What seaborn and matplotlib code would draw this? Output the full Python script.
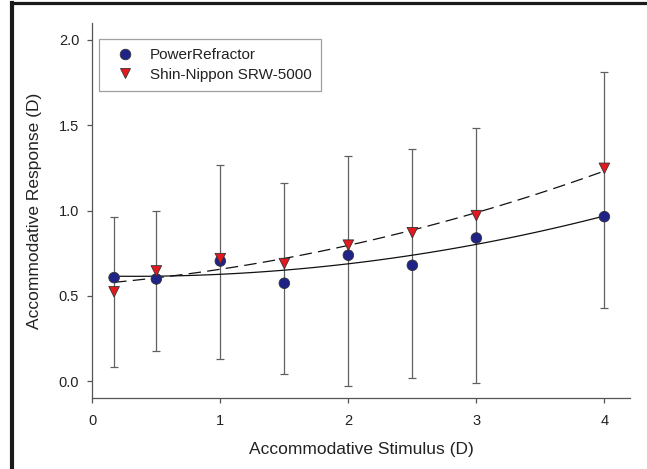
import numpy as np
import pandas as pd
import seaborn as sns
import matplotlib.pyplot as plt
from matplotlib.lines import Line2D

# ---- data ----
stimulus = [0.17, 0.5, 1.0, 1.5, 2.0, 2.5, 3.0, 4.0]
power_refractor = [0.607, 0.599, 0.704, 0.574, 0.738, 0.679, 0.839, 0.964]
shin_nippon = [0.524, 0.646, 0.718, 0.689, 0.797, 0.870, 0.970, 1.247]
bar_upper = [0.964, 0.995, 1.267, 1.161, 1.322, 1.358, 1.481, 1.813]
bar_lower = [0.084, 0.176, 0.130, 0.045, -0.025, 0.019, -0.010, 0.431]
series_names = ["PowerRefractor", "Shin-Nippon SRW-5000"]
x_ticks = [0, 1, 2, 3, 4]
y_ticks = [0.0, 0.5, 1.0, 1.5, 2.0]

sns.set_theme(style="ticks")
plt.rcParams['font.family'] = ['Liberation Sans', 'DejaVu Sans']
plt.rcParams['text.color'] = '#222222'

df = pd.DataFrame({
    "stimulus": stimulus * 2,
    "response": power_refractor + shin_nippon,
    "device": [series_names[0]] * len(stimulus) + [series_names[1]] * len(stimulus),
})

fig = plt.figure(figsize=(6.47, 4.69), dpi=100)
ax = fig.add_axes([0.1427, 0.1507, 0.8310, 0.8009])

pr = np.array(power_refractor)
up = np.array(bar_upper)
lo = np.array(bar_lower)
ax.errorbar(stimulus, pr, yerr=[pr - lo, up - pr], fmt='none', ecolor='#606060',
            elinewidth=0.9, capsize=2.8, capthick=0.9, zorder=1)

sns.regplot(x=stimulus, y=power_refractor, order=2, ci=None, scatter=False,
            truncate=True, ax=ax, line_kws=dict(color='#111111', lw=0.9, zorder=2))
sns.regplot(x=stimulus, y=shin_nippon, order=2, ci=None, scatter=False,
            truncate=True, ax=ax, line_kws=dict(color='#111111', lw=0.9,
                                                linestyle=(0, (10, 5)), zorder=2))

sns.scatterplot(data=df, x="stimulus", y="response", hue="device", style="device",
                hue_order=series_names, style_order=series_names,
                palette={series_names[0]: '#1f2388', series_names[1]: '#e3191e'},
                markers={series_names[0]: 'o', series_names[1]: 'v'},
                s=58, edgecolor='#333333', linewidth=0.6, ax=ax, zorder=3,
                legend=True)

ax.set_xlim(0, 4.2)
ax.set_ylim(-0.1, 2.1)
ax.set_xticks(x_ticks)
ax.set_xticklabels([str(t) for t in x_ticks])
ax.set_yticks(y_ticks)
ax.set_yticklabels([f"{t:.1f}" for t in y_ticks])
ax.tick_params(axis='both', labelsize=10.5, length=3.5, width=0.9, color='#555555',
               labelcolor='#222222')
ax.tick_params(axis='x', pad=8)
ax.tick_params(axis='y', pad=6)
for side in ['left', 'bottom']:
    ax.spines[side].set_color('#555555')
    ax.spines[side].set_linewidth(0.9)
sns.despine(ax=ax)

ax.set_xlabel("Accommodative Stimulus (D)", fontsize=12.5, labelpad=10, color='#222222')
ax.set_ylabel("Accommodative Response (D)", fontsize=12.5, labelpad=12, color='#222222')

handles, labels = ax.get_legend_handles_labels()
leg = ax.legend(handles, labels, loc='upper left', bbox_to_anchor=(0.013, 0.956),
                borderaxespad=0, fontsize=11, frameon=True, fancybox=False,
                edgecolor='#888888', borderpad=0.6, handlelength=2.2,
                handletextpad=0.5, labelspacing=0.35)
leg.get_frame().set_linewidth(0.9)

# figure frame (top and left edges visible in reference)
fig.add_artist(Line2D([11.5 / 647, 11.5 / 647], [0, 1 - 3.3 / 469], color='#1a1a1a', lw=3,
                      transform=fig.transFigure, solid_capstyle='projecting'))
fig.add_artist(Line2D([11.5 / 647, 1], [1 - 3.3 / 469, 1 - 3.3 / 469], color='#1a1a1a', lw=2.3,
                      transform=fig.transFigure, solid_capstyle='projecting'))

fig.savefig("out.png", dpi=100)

-.-.-

PROBLEM TO WORK ON: Copy out all of the data word for word. Do not carry over any picture.

SOLUTION:
What seaborn and matplotlib code would draw this? Output the full Python script.
import numpy as np
import pandas as pd
import seaborn as sns
import matplotlib.pyplot as plt
from matplotlib.lines import Line2D

# ---- data ----
stimulus = [0.17, 0.5, 1.0, 1.5, 2.0, 2.5, 3.0, 4.0]
power_refractor = [0.607, 0.599, 0.704, 0.574, 0.738, 0.679, 0.839, 0.964]
shin_nippon = [0.524, 0.646, 0.718, 0.689, 0.797, 0.870, 0.970, 1.247]
bar_upper = [0.964, 0.995, 1.267, 1.161, 1.322, 1.358, 1.481, 1.813]
bar_lower = [0.084, 0.176, 0.130, 0.045, -0.025, 0.019, -0.010, 0.431]
series_names = ["PowerRefractor", "Shin-Nippon SRW-5000"]
x_ticks = [0, 1, 2, 3, 4]
y_ticks = [0.0, 0.5, 1.0, 1.5, 2.0]

sns.set_theme(style="ticks")
plt.rcParams['font.family'] = ['Liberation Sans', 'DejaVu Sans']
plt.rcParams['text.color'] = '#222222'

df = pd.DataFrame({
    "stimulus": stimulus * 2,
    "response": power_refractor + shin_nippon,
    "device": [series_names[0]] * len(stimulus) + [series_names[1]] * len(stimulus),
})

fig = plt.figure(figsize=(6.47, 4.69), dpi=100)
ax = fig.add_axes([0.1427, 0.1507, 0.8310, 0.8009])

pr = np.array(power_refractor)
up = np.array(bar_upper)
lo = np.array(bar_lower)
ax.errorbar(stimulus, pr, yerr=[pr - lo, up - pr], fmt='none', ecolor='#606060',
            elinewidth=0.9, capsize=2.8, capthick=0.9, zorder=1)

sns.regplot(x=stimulus, y=power_refractor, order=2, ci=None, scatter=False,
            truncate=True, ax=ax, line_kws=dict(color='#111111', lw=0.9, zorder=2))
sns.regplot(x=stimulus, y=shin_nippon, order=2, ci=None, scatter=False,
            truncate=True, ax=ax, line_kws=dict(color='#111111', lw=0.9,
                                                linestyle=(0, (10, 5)), zorder=2))

sns.scatterplot(data=df, x="stimulus", y="response", hue="device", style="device",
                hue_order=series_names, style_order=series_names,
                palette={series_names[0]: '#1f2388', series_names[1]: '#e3191e'},
                markers={series_names[0]: 'o', series_names[1]: 'v'},
                s=58, edgecolor='#333333', linewidth=0.6, ax=ax, zorder=3,
                legend=True)

ax.set_xlim(0, 4.2)
ax.set_ylim(-0.1, 2.1)
ax.set_xticks(x_ticks)
ax.set_xticklabels([str(t) for t in x_ticks])
ax.set_yticks(y_ticks)
ax.set_yticklabels([f"{t:.1f}" for t in y_ticks])
ax.tick_params(axis='both', labelsize=10.5, length=3.5, width=0.9, color='#555555',
               labelcolor='#222222')
ax.tick_params(axis='x', pad=8)
ax.tick_params(axis='y', pad=6)
for side in ['left', 'bottom']:
    ax.spines[side].set_color('#555555')
    ax.spines[side].set_linewidth(0.9)
sns.despine(ax=ax)

ax.set_xlabel("Accommodative Stimulus (D)", fontsize=12.5, labelpad=10, color='#222222')
ax.set_ylabel("Accommodative Response (D)", fontsize=12.5, labelpad=12, color='#222222')

handles, labels = ax.get_legend_handles_labels()
leg = ax.legend(handles, labels, loc='upper left', bbox_to_anchor=(0.013, 0.956),
                borderaxespad=0, fontsize=11, frameon=True, fancybox=False,
                edgecolor='#888888', borderpad=0.6, handlelength=2.2,
                handletextpad=0.5, labelspacing=0.35)
leg.get_frame().set_linewidth(0.9)

# figure frame (top and left edges visible in reference)
fig.add_artist(Line2D([11.5 / 647, 11.5 / 647], [0, 1 - 3.3 / 469], color='#1a1a1a', lw=3,
                      transform=fig.transFigure, solid_capstyle='projecting'))
fig.add_artist(Line2D([11.5 / 647, 1], [1 - 3.3 / 469, 1 - 3.3 / 469], color='#1a1a1a', lw=2.3,
                      transform=fig.transFigure, solid_capstyle='projecting'))

fig.savefig("out.png", dpi=100)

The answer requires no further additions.